Os Tenharin resistem! Pyri’ramon pepoakaramon, pevy’are’ymarupi penhimopoakari!
Breve relato:
«Francisco Chagas Arara fez uma reunião com as lideranças do Igarapé Preto dizendo que precisava fazer um trabalho de manifestação, lá na região do Guariba (MT), com o objetivo de pedir a demarcação de uma terra. Por isso, ele pediu o apoio das lideranças Tenharin do Igarapé Preto. Por se tratar de uma reivindicação política e por ele pedir apoio de parceiros, principalmente indígenas, o nosso pessoal (sempre solidário com os demais parentes indígenas), se prontificou a ajudá-lo, desde que fosse uma manifestação pacífica. Então, ficou acertado que ele daria o apoio logístico e mandou um carro até o Igarapé Preto e levou os seis parentes.
Chegando lá, uma das pessoas até fez um questionamento querendo saber de documento, se tinha tudo oficializado com a Funai e a polícia militar que deveria dar suporte para a manifestação no local. O referido Francisco afirmou que haveria presença da Funai. Mas, logo desviou da conversa. Ele pediu para que as pessoas presentes se pintassem. Em seguida, ele disse que seguiriam para a aldeia fazer a manifestação lá, ninguém sabia que na realidade eles estavam indo para a Base da Frente de Proteção dos indígenas isolados que o Jair cuida, a Base Madeirinha/Juruena. Então, por volta de mais ou menos 19h, eles saíram de Guariba e foram para o local. E chegaram por volta de 21h.
Ao se aproximar do local, cerca de 300 metros, eles ouviram tiros. E uma das integrantes do grupo alertou que eles estavam atirando. Mas, os demais acharam que eram foguetes já que geralmente é assim que os convidados são recebidos nas adeias. Todos estavam inocentes, não sabendo o que estava acontecendo. Quando se aproximaram cerca de 150 metros, eles só viram o pessoal atirando neles. O povo começou a atirar em cima do carro. Logo atingiram o Erivelton. E, em seguida, o tiro atingiu o Cleomar. Eles tentaram salvar a vida deles, resgataram o corpo e saíram com ele nas costas. Nesse momento era cada um por si tentando salvar sua vida. Era muita correria por causa dos tiros. Crianças correram para a mata. E o pessoal estava inocente na situação.

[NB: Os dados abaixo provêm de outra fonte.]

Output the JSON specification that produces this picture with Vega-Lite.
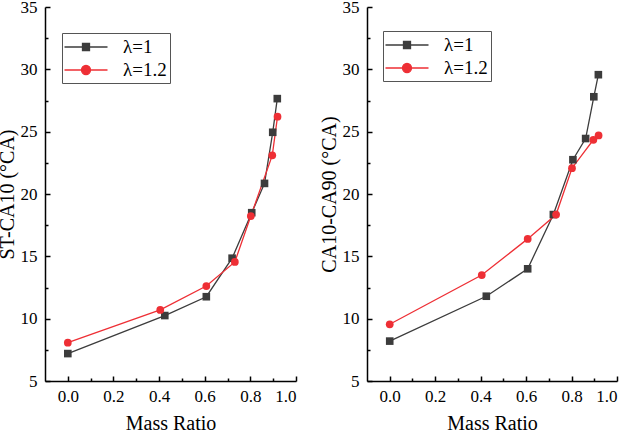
{
  "$schema": "https://vega.github.io/schema/vega-lite/v6.json",
  "padding": {"left": -3, "top": -2, "right": 8, "bottom": 0},
  "background": "white",
  "config": {
    "font": "Liberation Serif",
    "view": {"stroke": null},
    "concat": {"spacing": 22},
    "axis": {
      "grid": false,
      "domainColor": "#000",
      "domainWidth": 1.5,
      "tickColor": "#000",
      "tickWidth": 1.5,
      "labelColor": "#000",
      "titleColor": "#000",
      "labelFont": "Liberation Serif",
      "titleFont": "Liberation Serif",
      "labelFontSize": 17,
      "titleFontSize": 20,
      "titleFontWeight": "normal"
    },
    "legend": {
      "labelFont": "Liberation Serif",
      "labelFontSize": 19,
      "labelColor": "#000",
      "strokeColor": "#555",
      "padding": 3,
      "rowPadding": 2,
      "symbolSize": 400,
      "symbolOffset": 10,
      "labelOffset": 26,
      "symbolStrokeWidth": 1.3
    }
  },
  "datasets": {
    "st": [
      {"series": "λ=1", "ratio": 0, "value": 7.2},
      {"series": "λ=1", "ratio": 0.425, "value": 10.25},
      {"series": "λ=1", "ratio": 0.607, "value": 11.76},
      {"series": "λ=1", "ratio": 0.72, "value": 14.85},
      {"series": "λ=1", "ratio": 0.806, "value": 18.5},
      {"series": "λ=1", "ratio": 0.862, "value": 20.85},
      {"series": "λ=1", "ratio": 0.898, "value": 24.95},
      {"series": "λ=1", "ratio": 0.918, "value": 27.65},
      {"series": "λ=1.2", "ratio": 0, "value": 8.07},
      {"series": "λ=1.2", "ratio": 0.405, "value": 10.7},
      {"series": "λ=1.2", "ratio": 0.607, "value": 12.62},
      {"series": "λ=1.2", "ratio": 0.732, "value": 14.55},
      {"series": "λ=1.2", "ratio": 0.802, "value": 18.23},
      {"series": "λ=1.2", "ratio": 0.896, "value": 23.1},
      {"series": "λ=1.2", "ratio": 0.919, "value": 26.2}
    ],
    "dur": [
      {"series": "λ=1", "ratio": 0, "value": 8.2},
      {"series": "λ=1", "ratio": 0.425, "value": 11.8},
      {"series": "λ=1", "ratio": 0.607, "value": 14.0},
      {"series": "λ=1", "ratio": 0.72, "value": 18.35},
      {"series": "λ=1", "ratio": 0.806, "value": 22.75},
      {"series": "λ=1", "ratio": 0.862, "value": 24.45},
      {"series": "λ=1", "ratio": 0.898, "value": 27.8},
      {"series": "λ=1", "ratio": 0.918, "value": 29.57},
      {"series": "λ=1.2", "ratio": 0, "value": 9.55},
      {"series": "λ=1.2", "ratio": 0.405, "value": 13.5},
      {"series": "λ=1.2", "ratio": 0.607, "value": 16.4},
      {"series": "λ=1.2", "ratio": 0.732, "value": 18.35},
      {"series": "λ=1.2", "ratio": 0.802, "value": 22.07},
      {"series": "λ=1.2", "ratio": 0.896, "value": 24.35},
      {"series": "λ=1.2", "ratio": 0.919, "value": 24.7}
    ]
  },
  "resolve": {
    "scale": {"color": "independent", "shape": "independent"},
    "legend": {"color": "independent", "shape": "independent"}
  },
  "hconcat": [
    {
      "width": 251,
      "height": 374,
      "data": {"name": "st"},
      "layer": [
        {
          "mark": {"type": "line", "strokeWidth": 1.3},
          "encoding": {
            "x": {"field": "ratio", "type": "quantitative", "scale": {"domain": [-0.1, 1.0], "nice": false, "zero": false},
              "axis": {"orient": "bottom", "values": [0, 0.2, 0.4, 0.6, 0.8, 1.0], "format": ".1f", "tickSize": -5, "labelPadding": 12, "title": "Mass Ratio", "titlePadding": 9}},
            "y": {"field": "value", "type": "quantitative", "scale": {"domain": [5, 35], "nice": false, "zero": false},
              "axis": {"orient": "left", "values": [5, 10, 15, 20, 25, 30, 35], "tickSize": -5, "labelPadding": 13, "title": "ST-CA10 (°CA)", "titlePadding": 3}},
            "color": {"field": "series", "type": "nominal", "scale": {"domain": ["λ=1", "λ=1.2"], "range": ["#3c3c3c", "#ee2f35"]},
              "legend": {"title": null, "orient": "none", "legendX": 17, "legendY": 26,
                "encode": {"symbols": {"update": {"size": {"value": 400}, "opacity": {"value": 1}, "strokeWidth": {"value": 1.3}}}}}}
          }
        },
        {
          "transform": [{"filter": "datum.series === 'λ=1'"}],
          "mark": {"type": "point", "filled": true, "opacity": 1, "size": 58, "shape": "square", "color": "#3c3c3c"},
          "encoding": {
            "x": {"field": "ratio", "type": "quantitative", "scale": {"domain": [-0.1, 1.0], "nice": false, "zero": false},
              "axis": {"orient": "bottom", "values": [0.1, 0.3, 0.5, 0.7, 0.9], "labels": false, "domain": false, "tickSize": -3, "title": null}},
            "y": {"field": "value", "type": "quantitative", "scale": {"domain": [5, 35], "nice": false, "zero": false},
              "axis": {"orient": "left", "values": [7.5, 12.5, 17.5, 22.5, 27.5, 32.5], "labels": false, "domain": false, "tickSize": -3, "title": null}}
          }
        },
        {
          "transform": [{"filter": "datum.series === 'λ=1.2'"}],
          "mark": {"type": "point", "filled": true, "opacity": 1, "size": 60, "shape": "circle", "color": "#ee2f35"},
          "encoding": {
            "x": {"field": "ratio", "type": "quantitative", "axis": null},
            "y": {"field": "value", "type": "quantitative", "axis": null}
          }
        },
        {
          "mark": {"type": "point", "filled": true, "size": 0},
          "encoding": {
            "x": {"field": "ratio", "type": "quantitative", "axis": null},
            "y": {"field": "value", "type": "quantitative", "axis": null},
            "color": {"field": "series", "type": "nominal", "scale": {"domain": ["λ=1", "λ=1.2"], "range": ["#3c3c3c", "#ee2f35"]},
              "legend": {"title": null, "orient": "none", "legendX": 17, "legendY": 26,
                "encode": {"symbols": {"update": {"size": {"value": 400}, "opacity": {"value": 1}, "strokeWidth": {"value": 1.3}}}}}},
            "shape": {"field": "series", "type": "nominal", "scale": {"domain": ["λ=1", "λ=1.2"], "range": ["M-2.15,0H2.15M-0.35,-0.35H0.35V0.35H-0.35Z", "M-2.15,0H2.15M0.45,0A0.45,0.45 0 1,1 -0.45,0A0.45,0.45 0 1,1 0.45,0Z"]},
              "legend": {"title": null, "orient": "none", "legendX": 17, "legendY": 26}}
          }
        }
      ],
      "resolve": {"axis": {"x": "independent", "y": "independent"}}
    },
    {
      "width": 250,
      "height": 374,
      "data": {"name": "dur"},
      "layer": [
        {
          "mark": {"type": "line", "strokeWidth": 1.3},
          "encoding": {
            "x": {"field": "ratio", "type": "quantitative", "scale": {"domain": [-0.1, 1.0], "nice": false, "zero": false},
              "axis": {"orient": "bottom", "values": [0, 0.2, 0.4, 0.6, 0.8, 1.0], "format": ".1f", "tickSize": -5, "labelPadding": 12, "title": "Mass Ratio", "titlePadding": 9}},
            "y": {"field": "value", "type": "quantitative", "scale": {"domain": [5, 35], "nice": false, "zero": false},
              "axis": {"orient": "left", "values": [5, 10, 15, 20, 25, 30, 35], "tickSize": -5, "labelPadding": 13, "title": "CA10-CA90 (°CA)", "titlePadding": 3}},
            "color": {"field": "series", "type": "nominal", "scale": {"domain": ["λ=1", "λ=1.2"], "range": ["#3c3c3c", "#ee2f35"]},
              "legend": {"title": null, "orient": "none", "legendX": 16, "legendY": 24,
                "encode": {"symbols": {"update": {"size": {"value": 400}, "opacity": {"value": 1}, "strokeWidth": {"value": 1.3}}}}}}
          }
        },
        {
          "transform": [{"filter": "datum.series === 'λ=1'"}],
          "mark": {"type": "point", "filled": true, "opacity": 1, "size": 58, "shape": "square", "color": "#3c3c3c"},
          "encoding": {
            "x": {"field": "ratio", "type": "quantitative", "scale": {"domain": [-0.1, 1.0], "nice": false, "zero": false},
              "axis": {"orient": "bottom", "values": [0.1, 0.3, 0.5, 0.7, 0.9], "labels": false, "domain": false, "tickSize": -3, "title": null}},
            "y": {"field": "value", "type": "quantitative", "scale": {"domain": [5, 35], "nice": false, "zero": false},
              "axis": {"orient": "left", "values": [7.5, 12.5, 17.5, 22.5, 27.5, 32.5], "labels": false, "domain": false, "tickSize": -3, "title": null}}
          }
        },
        {
          "transform": [{"filter": "datum.series === 'λ=1.2'"}],
          "mark": {"type": "point", "filled": true, "opacity": 1, "size": 60, "shape": "circle", "color": "#ee2f35"},
          "encoding": {
            "x": {"field": "ratio", "type": "quantitative", "axis": null},
            "y": {"field": "value", "type": "quantitative", "axis": null}
          }
        },
        {
          "mark": {"type": "point", "filled": true, "size": 0},
          "encoding": {
            "x": {"field": "ratio", "type": "quantitative", "axis": null},
            "y": {"field": "value", "type": "quantitative", "axis": null},
            "color": {"field": "series", "type": "nominal", "scale": {"domain": ["λ=1", "λ=1.2"], "range": ["#3c3c3c", "#ee2f35"]},
              "legend": {"title": null, "orient": "none", "legendX": 16, "legendY": 24,
                "encode": {"symbols": {"update": {"size": {"value": 400}, "opacity": {"value": 1}, "strokeWidth": {"value": 1.3}}}}}},
            "shape": {"field": "series", "type": "nominal", "scale": {"domain": ["λ=1", "λ=1.2"], "range": ["M-2.15,0H2.15M-0.35,-0.35H0.35V0.35H-0.35Z", "M-2.15,0H2.15M0.45,0A0.45,0.45 0 1,1 -0.45,0A0.45,0.45 0 1,1 0.45,0Z"]},
              "legend": {"title": null, "orient": "none", "legendX": 16, "legendY": 24}}
          }
        }
      ],
      "resolve": {"axis": {"x": "independent", "y": "independent"}}
    }
  ]
}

Ficamos sabendo que, antes desse trágico episódio, esse indígena Arara já havia organizado um confronto na Base, negociado isso com os madeireiros. Então, os parentes quando saíram do Igarapé Preto não sabiam de nada. Mas, se soubessem, não teriam ido. Como eles foram com boas intenções, nenhum deles tinha arma de fogo. Todos sabem que é um costume do povo Tenharin se pintar nos momentos de conversar e tratar de assuntos de caráter político, como era o caso. Trata-se de um sinal de respeito com os parceiros, uma demonstração de reconhecimento da posição ocupada pelo outro e da importância dos discursos que serão feitos. Os indígenas, nesse momento, foram alvejados e, em nenhum momento, revidaram. Eles foram o alvo de toda a má fé da situação tramada contra eles».